Nielsen Media Research (NMR) mainly does TV ratings, so DVD sales don't really count. ACNielsen (ACN) does consumer market research, which does track DVD sales. VNU now owns both, which is what makes Project Apollo possible in the first place.
VNU has media and market services in 100 countries, including Thailand. NMR operates television and radio measurement services and ACN operates consumer market measurement services, both out of Bangkok. Granted, the Thai ratings don't mean as much to the major networks as the US ratings do, but do they mean a lot in the local markets.
Nielsen's been working on total measurement for years. Arbitron and VNU (current holders of Nielsen Media research) got together to build Project Apollo. However, because of the trouble Arbitron is having getting its Portable People Meter accredited, Apollo's deploying Nielsen's A/P Meter instead, which I've commented on before.
I work at Nielsen Media at the GTIC facility in Oldsmar FL and I've been hearing about Apollo for many years, but it seems that the rest of the world has only heard about it recently. Project Apollo has been described (internally) as the "holy grail" of measurement, which follows a consumer across every media channel and measures the affect on purchasing habits.
What it looks like Google is doing is a subset of Project Apollo, and even if it could compete on the TV/video side they probably need to license the tech from Nielsen. I'd love to have Google as an ally, but as a competitor I think they'll find Nielsen pretty hard to dislodge.
Not sure about PPM's tech, but Nielsen's A/P meter does exactly what TFA describes.

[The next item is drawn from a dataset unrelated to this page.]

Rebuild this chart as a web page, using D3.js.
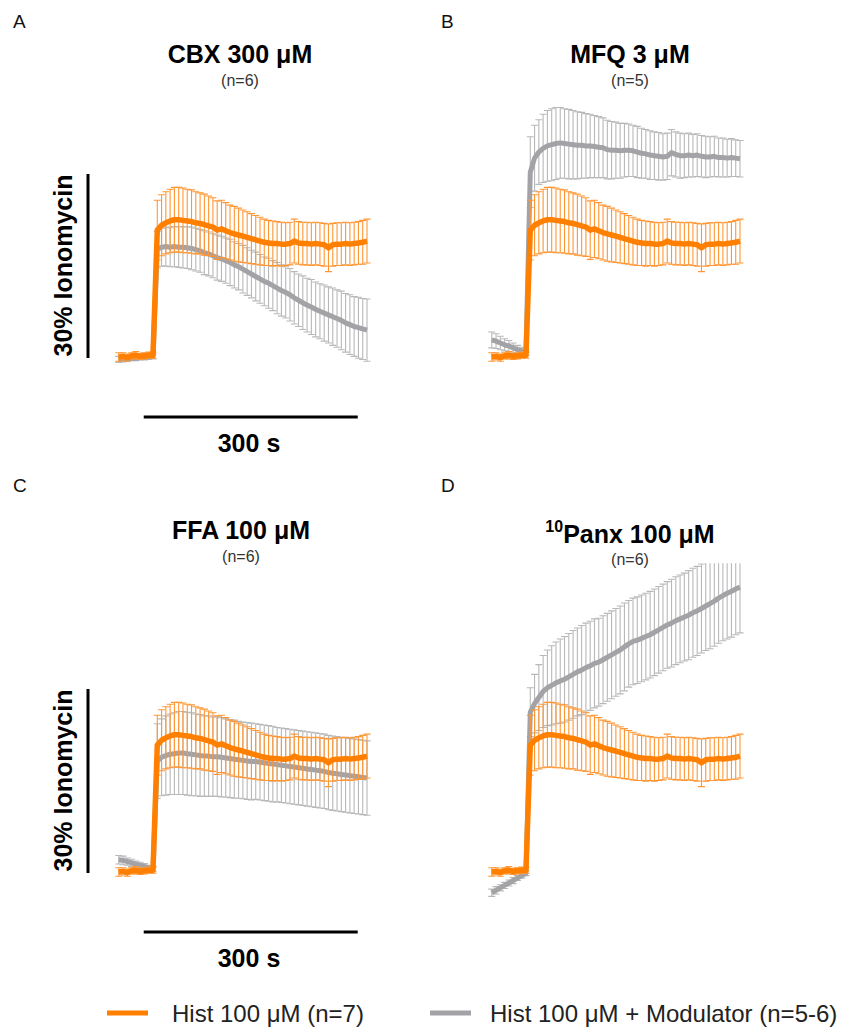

That's the only way Nielsen Media could roll out Time Shifted Viewing at all (disclosure: I work for them). To say that Google "created" it is an insult to the people I work with every day.
I see a patent suit in Google's future. As much as I hate patents and like Google, I'd like to at least see some full disclosure here. To (erroneously) state one one hand that they invented the technology and then admit (on page 4 of the PDF) that they intend to compete with the actual inventors, they're begging to get sued anyway.